Posts Tagged ‘Lance Armstrong’

Like many others, this is how I will choose to remember Lance Armstrong.

Like many others, this is how I will choose to remember Lance Armstrong.

Like everyone else, I have watched the train wreck that is Lance Armstrong’s last 18 months with horrified fascination and deep sadness.

First of all, let us hope that this doesn’t result in cycling being dropped off the map of world sports, for example at the Olympics. I think the dope testing regime in cycling now is so strict that the sport is probably as clean as it or any other sport is ever going to get.

What is interesting in this story (as told to Oprah Winfrey) is Armstrong’s insistence that he didn’t feel like he was cheating: he took growth hormone and so on to ensure a level playing field, implying everyone was taking it at the same time. Many of those guys are still racing … hmmm. Something may have to be done about that.
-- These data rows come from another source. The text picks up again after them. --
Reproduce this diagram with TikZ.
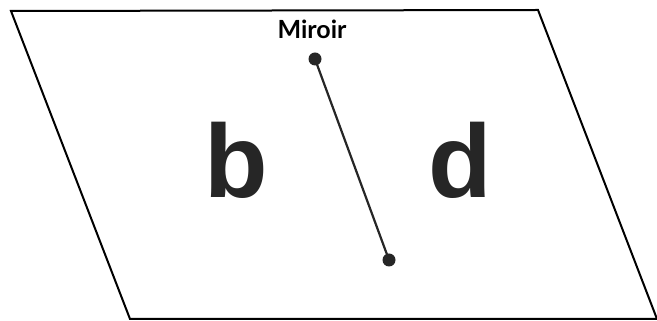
\documentclass[tikz,border=0pt]{standalone}
\usepackage{fontspec}
\usepackage{tikz}
\usetikzlibrary{positioning}
\newfontfamily\letterfont{Liberation Sans}
\newfontfamily\labelfont{Lato}

\begin{document}
\begin{tikzpicture}[
        x=1pt, y=1pt,
        frame/.style={draw, line width=2pt, line join=miter},
        glyph/.style={inner sep=0pt, text=black!85,
            font=\letterfont\bfseries\fontsize{104}{104}\selectfont},
        mirrordot/.style={circle, fill=black!85, inner sep=0pt, minimum size=13pt},
        caption/.style={inner sep=0pt, font=\labelfont\bfseries\fontsize{25}{25}\selectfont}
    ]
        \useasboundingbox (0,0) rectangle (657,321);
        \draw[frame] (11,310) -- (538,311) -- (657,2) -- (130,2) -- cycle;
        \node[caption] (label) at (312,292) {Miroir};
        \node[mirrordot] (top) at (315,262) {};
        \node[mirrordot] (bottom) at (389,61) {};
        \draw[line width=2.2pt, black!85] (top.center) -- (bottom.center);
        \node[glyph] (b) at (236,161) {b};
        \node[glyph] (d) at (460,161) {d};
    \end{tikzpicture}
\end{document}
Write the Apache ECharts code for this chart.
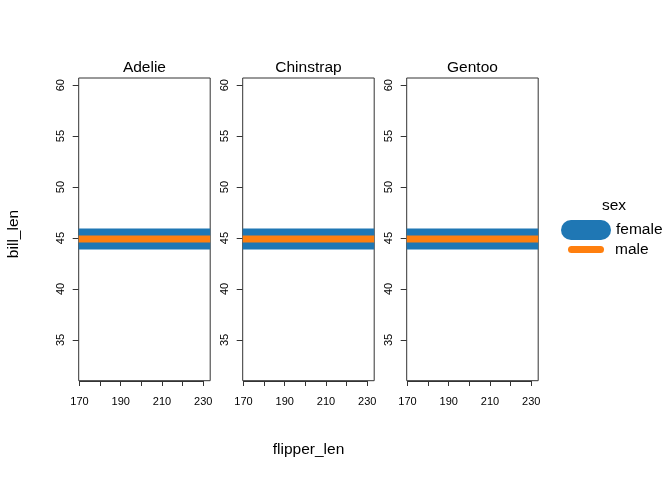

An event like no other on Earth, Le Tour enthralls, amazes, and entertains. Let us hope it emerges stronger, not weakened forever.

I really enjoy watching the Le Tour especially, and with what is asked of those guys it hardly seems credible that they don’t do something out of the ordinary to boost their oxygen carrying red blood cells.

And the list of what’s banned and what isn’t always strikes me as somewhat arbitrary.

Why is it – morally – OK to get a massage that gets extra oxygen to the weary muscle tissue but not to take a pill that has the same effect?

I am not making a judgement either way, I just find the whole controversy fascinating and confusing.

I also think the wilder criticism of Armstrong should be tempered by the fact that he is responsible for founding and promoting one of the biggest and most effective cancer charities in the world.

When the balance of his life is weighed, I suspect that will be his legacy, not this embarrassing and sorrowful end to his amazing career.

I wouldn't walk down it, let alone drive, let alone cycle down it at 80+ mph. No thank you. Nu-uh.

I wouldn’t walk down it, let alone drive, let alone cycle down it at 80+ mph. No thank you. Nu-uh.

Let us also say, it is highly unlikely that his doping enabled him to be as good as he was. Perhaps it enabled him to be a little better, or stay at the top a little longer.

But anyone who ever watched his steely determination in whatever terrain type in the Tour de France will know: he was a champion anyway.

He didn’t used to beat the other cyclists, he destroyed their determination to compete, he was all-conquering, he was the best that perhaps there ever was. Even Armstrong himself seems to understand this belatedly, with comments like “I didn’t know what I had”.

What a shame it all got ruined through a dreadful lapse in judgement. He has paid a high price. So has his sport.